LAD are perhaps the Latin American band that has got regularly more hits out of each of their albums. Examples of the late 1980s and 1990s are “Vení Raquel”, “Entregá el marrón”, “Loco (tu forma de ser)”, “Ya me da igual”, “La bebida, el juego, y las mujeres”, “Se va como la vida”, “Siga el baile” and “La marca de la gorra”. And that is only the beginning. Around 1995 LAD started to tour Latin America, and also to absorb folkloric rhythms from each of the places they visited. That year the album 'Mi vida loca' came out with another handful of hits: “La guitarra”, “El murguero”, “El pájaro vio el cielo y se voló”, “Diosa” and “Corazón”.
“We always loved Latin America and the folklore of the different countries and Mi vida loca, gave us a chance to tour and travel around. The songs did really well everywhere. But I should also say that for us touring was never easy. We’re a band with 12 members… if you add 8 members of support and technical staff, touring demanded a lot of effort. We put a lot into it because we really loved it!”
Towards the late 1990s “Los piratas”, “El gran señor” and “Cómo me voy a olvidar” started to hit the radios all around. Yet, the 2000s and beyond brought a few other hits such as “Besándote”, “Un osito de peluche de Taiwan” “No me importa el dinero”, “La prima lejana”, “Somos”, “Confundido” and “Y la banda sigue”…
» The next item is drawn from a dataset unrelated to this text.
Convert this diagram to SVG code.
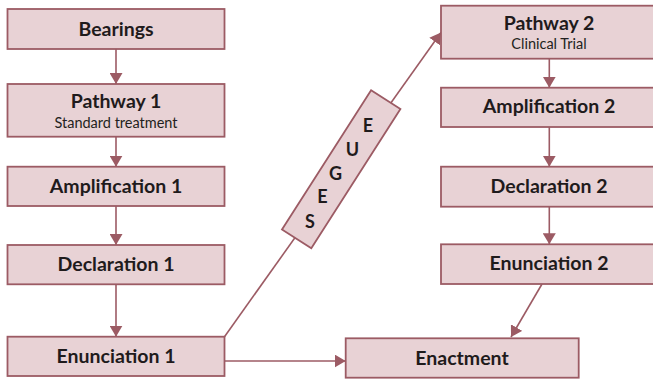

One of LAD’s main assets through the years has been two exquisite songwriters such as Serrano and Diego Demarco (guitars). Both thrive in the simplicity of their lyrics and in an uncommon ability to establish an affective relation with the public through stories that strike always as familiar and comedic – a kind of extract of why life if worth living for (and laughing at). But also extrovert Cucho, Bernardou, Montecchia, Martín ‘La Moska’ Lorenzo (percussion), Mariano Franceschelli (drums) and Pablo Armesto (bass guitar) – to name some – appear regularly as composers.
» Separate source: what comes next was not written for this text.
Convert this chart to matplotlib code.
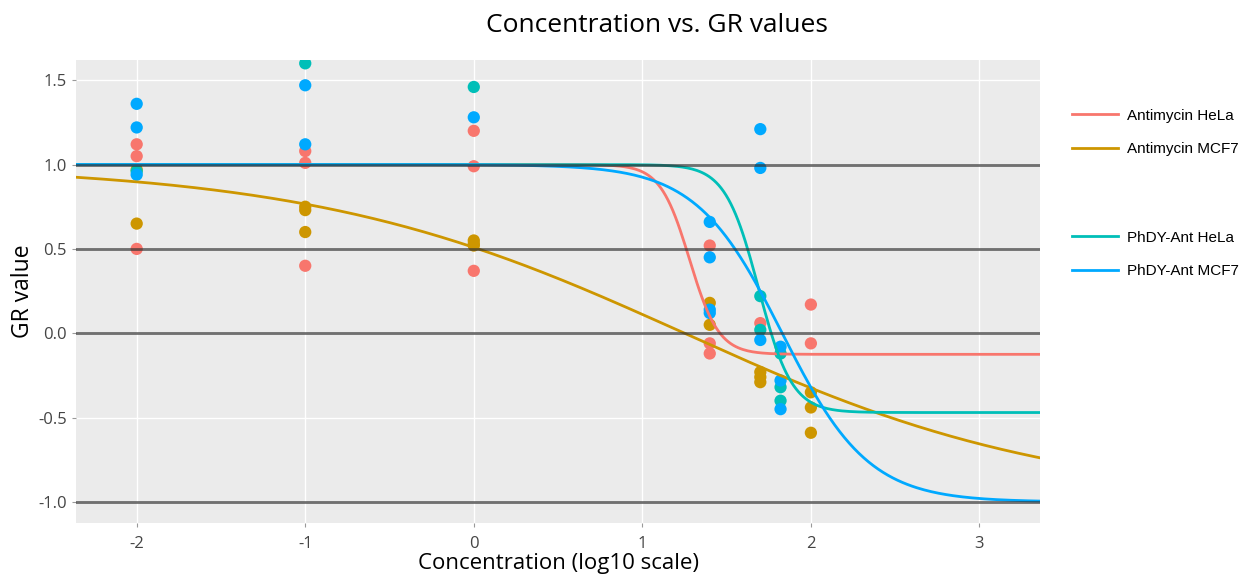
import numpy as np
import matplotlib.pyplot as plt
from matplotlib.lines import Line2D

plt.rcParams['font.family'] = ['Open Sans', 'DejaVu Sans']
plt.rcParams['axes.unicode_minus'] = False

# ---- data (log10 concentration, GR value) ----
hela_x = [-2, -2, -2, -1, -1, -1, 0, 0, 0, 1.4, 1.4, 1.4, 1.7, 2.0, 2.0]
hela_y = [1.12, 1.05, 0.50, 1.08, 1.01, 0.40, 1.20, 0.99, 0.37, 0.52, -0.06, -0.12, 0.06, 0.17, -0.06]

mcf7_x = [-2, -2, -1, -1, -1, 0, 0, 0, 1.4, 1.4, 1.7, 1.7, 1.7, 2.0, 2.0, 2.0]
mcf7_y = [0.97, 0.65, 0.75, 0.73, 0.60, 0.55, 0.53, 0.52, 0.18, 0.05, -0.23, -0.26, -0.29, -0.35, -0.44, -0.59]

phdy_hela_x = [-2, -1, 0, 1.7, 1.7, 1.82, 1.82, 1.82]
phdy_hela_y = [0.96, 1.60, 1.46, 0.22, 0.02, -0.12, -0.32, -0.40]

phdy_mcf7_x = [-2, -2, -2, -1, -1, 0, 1.4, 1.4, 1.4, 1.4, 1.7, 1.7, 1.7, 1.82, 1.82, 1.82]
phdy_mcf7_y = [1.36, 1.22, 0.94, 1.47, 1.12, 1.28, 0.66, 0.45, 0.14, 0.12, 1.21, 0.98, -0.04, -0.08, -0.28, -0.45]

# fitted curve parameters: GRinf, log10 GEC50, hill slope
fit_names = ['Antimycin HeLa', 'Antimycin MCF7', 'PhDY-Ant HeLa', 'PhDY-Ant MCF7']
fit_grinf = [-0.125, -1.0, -0.47, -1.0]
fit_gec50 = [1.28, 1.25, 1.69, 1.83]
fit_hill = [5.0, 0.39, 4.4, 1.7]
colors = ['#F8766D', '#CD9600', '#00BFB8', '#00A9FF']


def gr_curve(x, ginf, x50, h):
    return ginf + (1 - ginf) / (1 + 10 ** (h * (x - x50)))


fig = plt.figure(figsize=(12.44, 5.75), dpi=100)
ax = fig.add_axes([0.0611, 0.0904, 0.775, 0.8053])
ax.set_facecolor('#EBEBEB')
for s in ax.spines.values():
    s.set_visible(False)

# points
pts = [(hela_x, hela_y), (mcf7_x, mcf7_y), (phdy_hela_x, phdy_hela_y), (phdy_mcf7_x, phdy_mcf7_y)]
for (px, py), c in zip(pts, colors):
    ax.scatter(px, py, s=78, color=c, edgecolors='none', zorder=3)

# curves
xs = np.linspace(-2.36, 3.36, 400)
for g, x50, h, c in zip(fit_grinf, fit_gec50, fit_hill, colors):
    ax.plot(xs, gr_curve(xs, g, x50, h), color=c, lw=2.0, zorder=4)

# reference lines
for yv in [1.0, 0.5, 0.0, -1.0]:
    ax.axhline(yv, color='#333333', lw=2.0, alpha=0.7, zorder=5)

ax.set_xlim(-2.36, 3.36)
ax.set_ylim(-1.125, 1.62)
ax.set_xticks([-2, -1, 0, 1, 2, 3])
ax.set_yticks([-1.0, -0.5, 0.0, 0.5, 1.0, 1.5])
ax.set_yticklabels(['-1.0', '-0.5', '0.0', '0.5', '1.0', '1.5'])
ax.grid(True, color='white', lw=1.0)
ax.set_axisbelow(True)
ax.tick_params(axis='both', colors='#999999', labelcolor='#444444', labelsize=12, length=3)
ax.tick_params(axis='x', pad=6)

ax.set_xlabel('Concentration (log10 scale)', fontsize=16, labelpad=1)
ax.set_ylabel('GR value', fontsize=16.5, labelpad=2)
fig.suptitle('Concentration vs. GR values', fontsize=19, x=0.528, y=0.978)

# legend in two groups, like the reference
handles = [Line2D([0], [0], color=c, lw=2.0) for c in colors]
leg_font = {'family': 'Liberation Sans', 'size': 11}
fig.legend(handles[:2], fit_names[:2], loc='upper left', bbox_to_anchor=(0.851, 0.835),
           frameon=False, prop=leg_font, handlelength=3.0, handletextpad=0.6, labelspacing=1.3)
fig.legend(handles[2:], fit_names[2:], loc='upper left', bbox_to_anchor=(0.851, 0.623),
           frameon=False, prop=leg_font, handlelength=3.0, handletextpad=0.6, labelspacing=1.3)

fig.savefig('out.png', dpi=100)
Something that not many people know about LAD is the particular way they manage the band: they are a co-operative where all members earn the same and share equal responsibilities in the decision-making process. Even though composers earn more rights as songwriters, an importance percent of that always goes back to the band. While Cucho has been the most visible face of the band, everyone take on responsibilities for things they like doing or are good at, from management to coordination and music production, and from video-making and design to press and merchandising. Bernardou elaborates
“Jorge, Diego, Cucho or anyone else, on their own or in group, bring the songs and we listen to them or play them a bit… Say, we get probably 80 new songs (considering we’re 12!) and we then shortlist probably about 25 to 40 songs to which we give a chance. We rehearse those songs, make a demo and then we have to choose 10, 12 or 15 songs that will go into the album. We try to get songs we have all of us voted for. Depending on that we may have a shorter or longer album.”
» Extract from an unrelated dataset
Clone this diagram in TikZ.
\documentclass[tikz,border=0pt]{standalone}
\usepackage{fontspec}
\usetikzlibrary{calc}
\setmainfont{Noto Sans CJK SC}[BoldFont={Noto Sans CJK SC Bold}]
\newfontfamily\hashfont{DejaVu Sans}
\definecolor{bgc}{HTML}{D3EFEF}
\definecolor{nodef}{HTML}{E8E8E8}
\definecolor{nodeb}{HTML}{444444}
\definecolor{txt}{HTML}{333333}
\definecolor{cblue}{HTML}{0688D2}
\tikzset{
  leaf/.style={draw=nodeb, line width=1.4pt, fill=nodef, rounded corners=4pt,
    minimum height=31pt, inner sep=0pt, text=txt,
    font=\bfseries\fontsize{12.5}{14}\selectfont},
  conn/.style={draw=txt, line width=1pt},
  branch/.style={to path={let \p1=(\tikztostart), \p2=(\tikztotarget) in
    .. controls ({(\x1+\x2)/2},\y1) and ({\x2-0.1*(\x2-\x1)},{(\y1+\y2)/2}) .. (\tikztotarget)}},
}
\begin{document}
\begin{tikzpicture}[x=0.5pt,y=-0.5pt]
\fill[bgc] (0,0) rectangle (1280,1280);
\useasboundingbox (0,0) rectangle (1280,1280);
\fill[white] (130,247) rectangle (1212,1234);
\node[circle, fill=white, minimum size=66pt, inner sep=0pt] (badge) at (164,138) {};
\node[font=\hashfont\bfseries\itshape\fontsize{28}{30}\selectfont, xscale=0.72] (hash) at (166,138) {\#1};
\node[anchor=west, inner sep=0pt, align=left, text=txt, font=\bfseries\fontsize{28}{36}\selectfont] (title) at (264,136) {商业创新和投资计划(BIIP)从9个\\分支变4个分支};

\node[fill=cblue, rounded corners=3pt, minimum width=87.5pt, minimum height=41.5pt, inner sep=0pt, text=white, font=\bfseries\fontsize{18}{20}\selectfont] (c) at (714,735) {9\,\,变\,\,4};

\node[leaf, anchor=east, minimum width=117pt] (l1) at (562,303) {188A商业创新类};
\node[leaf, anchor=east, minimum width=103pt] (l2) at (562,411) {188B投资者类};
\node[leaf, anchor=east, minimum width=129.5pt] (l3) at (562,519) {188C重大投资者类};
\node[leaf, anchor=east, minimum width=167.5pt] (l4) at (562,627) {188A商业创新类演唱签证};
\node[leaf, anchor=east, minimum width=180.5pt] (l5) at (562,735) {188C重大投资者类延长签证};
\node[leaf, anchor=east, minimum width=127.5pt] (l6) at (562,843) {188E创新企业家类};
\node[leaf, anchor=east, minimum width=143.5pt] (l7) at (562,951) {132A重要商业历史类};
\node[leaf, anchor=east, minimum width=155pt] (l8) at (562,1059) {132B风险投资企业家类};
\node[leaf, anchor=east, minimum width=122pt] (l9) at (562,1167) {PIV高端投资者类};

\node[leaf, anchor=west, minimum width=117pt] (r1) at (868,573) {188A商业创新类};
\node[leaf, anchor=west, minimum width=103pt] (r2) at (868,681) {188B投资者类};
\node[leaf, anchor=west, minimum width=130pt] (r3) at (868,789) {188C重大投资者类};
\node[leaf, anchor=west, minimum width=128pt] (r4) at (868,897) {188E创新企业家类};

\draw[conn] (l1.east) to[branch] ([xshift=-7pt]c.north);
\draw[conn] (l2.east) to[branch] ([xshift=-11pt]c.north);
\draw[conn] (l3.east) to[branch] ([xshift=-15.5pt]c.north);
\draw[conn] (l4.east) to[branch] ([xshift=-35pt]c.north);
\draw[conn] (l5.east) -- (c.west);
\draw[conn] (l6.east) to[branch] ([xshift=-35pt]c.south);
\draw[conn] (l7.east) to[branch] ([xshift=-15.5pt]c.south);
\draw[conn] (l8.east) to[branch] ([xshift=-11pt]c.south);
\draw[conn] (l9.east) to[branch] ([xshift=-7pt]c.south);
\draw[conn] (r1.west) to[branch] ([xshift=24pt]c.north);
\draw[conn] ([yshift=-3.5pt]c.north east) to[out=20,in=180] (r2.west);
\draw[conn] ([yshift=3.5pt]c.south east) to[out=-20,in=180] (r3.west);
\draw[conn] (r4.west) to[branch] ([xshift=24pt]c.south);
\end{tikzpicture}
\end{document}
In 2018 LAD’s MTV Unplugged Fiesta Nacional came out with acoustic versions of old hits and new songs. The album worked as a springboard with shows sold out in Santiago (Chile), the Auditorio Nacional in Mexico, Monterrey, Guadalajara (Mexico), Rosario and Córdoba (Argentina). After the shows in Spain and the UK, LAD will be playing a few shows in Buenos Aires and then the US (Miami, Washington, New York and Chicago).
“It was a lot of work,” says Bernardou “about six months of rehearsals plus three months with [the Argentine music producer] Gustavo Borner, working 10 hours a day. I think we’d never worked as much... [laughs]”
“From all points of view it was a really good experience. We are four percussionists (a drumkit, a timbal, someone in the bombo or güiro, and myself playing mostly congas). For the acoustic show we had a chance to play around and play other instruments. But above all, by removing the electric guitars and synthesisers, the percussion gained a lot of space, and it gave me a lot of pleasure because all the subtleties get often lost with the bigger electric sound.”
Whereas in the upcoming London show LAD will be playing the “electric” version, the shows in Latin America are currently going “acoustic”. I wonder why…
“The acoustic show demands a lot of work to put it together and set up, and we’re able to present it in only in some big cities. We have also a lot of guests. In Mexico, for instance, we played it only the main cities (including the Auditorio Nacional in Mexico city), but is very difficult to take it to smaller cities because of the high costs and the numbers of people that need to see it to make it viable.”
Before and after the London presentation in La Linea on Friday 3 May, LAD will be in Spain. They will start in SanSan Festival (Benicassim, 20 April) and ViñaRock (Villarrobledo, 2 May), before crossing the channel into the UK and back to the peninsula for shows in Alicante, Malaga, Zaragoza, Bilbao, Santiago de Compostela, Madrid and Barcelona.
Finally I ask about the show in London...
“We’re really looking forward to going back to Europe and to playing in London. Last year we were in Germany, and we loved to see Latin American migrants from different countries get together to go to see our show. And we expect to see the same in London. The show won’t be as intimate as the acoustic version we’re playing in Latin America, but all electric. People should expect the typical mix of our folklore with ska, reggae and other rhytms, and be ready to dance!